The abnormal hormone levels that characterize PCOS can lead to infertility, hirsutism, weight gain, acne, and male pattern baldness. In addition, the hormonal imbalance can cause insulin resistance, increasing the risk for type 2 diabetes.
Approximately five to ten percent of women at childbearing age are affected by PCOS, a condition responsible for 70 percent of the infertility concerns in women who have trouble ovulating. About 40 percent of women, aged 20 to 50, with glucose intolerance or diabetes have PCOS.
The resveratrol study involved 30 women with PCOS, recruited through the Poznan University of Medical Sciences in Poznan, Poland. Half of them were given a 1,500 mg daily dose of resveratrol, and half received a daily placebo. At the start of the study, and after three months treatment, the participants’ hormone levels and diabetes risk factors were assessed.
At three months, the group that received the resveratrol supplements:
Showed a 23.1 percent drop in their testosterone levels.

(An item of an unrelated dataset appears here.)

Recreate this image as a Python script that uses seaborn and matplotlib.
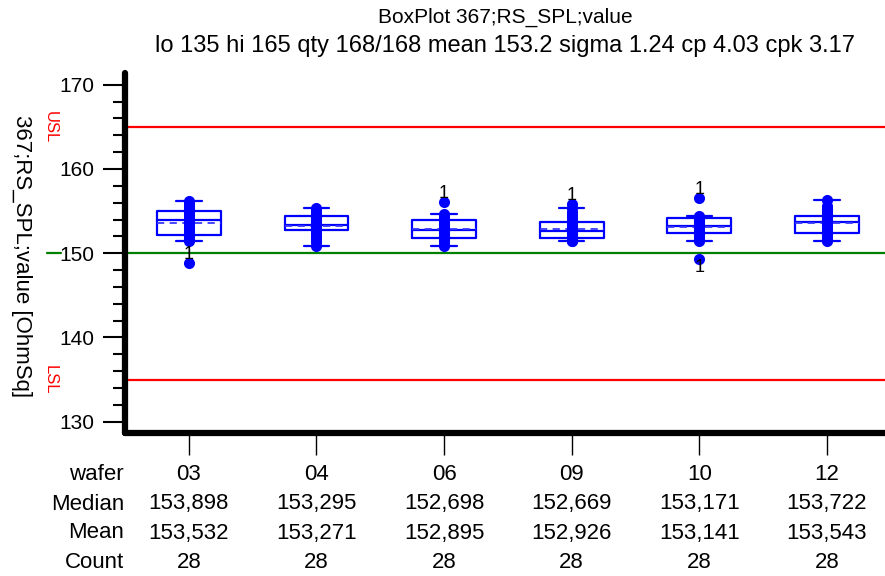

Demonstrated a 22.2 percent decrease in DHEAS (dehydroepiandrosterone sulfate), a hormone the body can convert into testosterone.
Had their fasting insulin levels diminish by 31.8 percent, reducing the risk of type 2 diabetes.
In contrast, the placebo group experienced a 2.9 percent rise in testosterone levels, and a 10.5 percent increase in DHEAS.
Resveratrol is often studied for its antioxidant, anti-inflammatory, and heart-healthy properties. Beside red wine and grapes, resveratrol is abundant in peanuts, pistachios, cacao beans, and a variety of berries. As an antioxidant, resveratrol protects the body from harmful molecules called free radicals by capturing, neutralizing, and helping dispose of them. Now, the Poznan study suggests resveratrol can aid hormonal balance as well.
“This nutritional supplement can help moderate the hormone imbalance that is one of the central features of PCOS,” says Dr. Antoni J. Duleba, the study’s senior author. “The findings [also] suggest resveratrol can improve the body’s ability to use insulin and potentially lower the risk of developing diabetes.”
Future research by Duleba and colleagues may focus on understanding how resveratrol adjusts hormonal imbalances in women.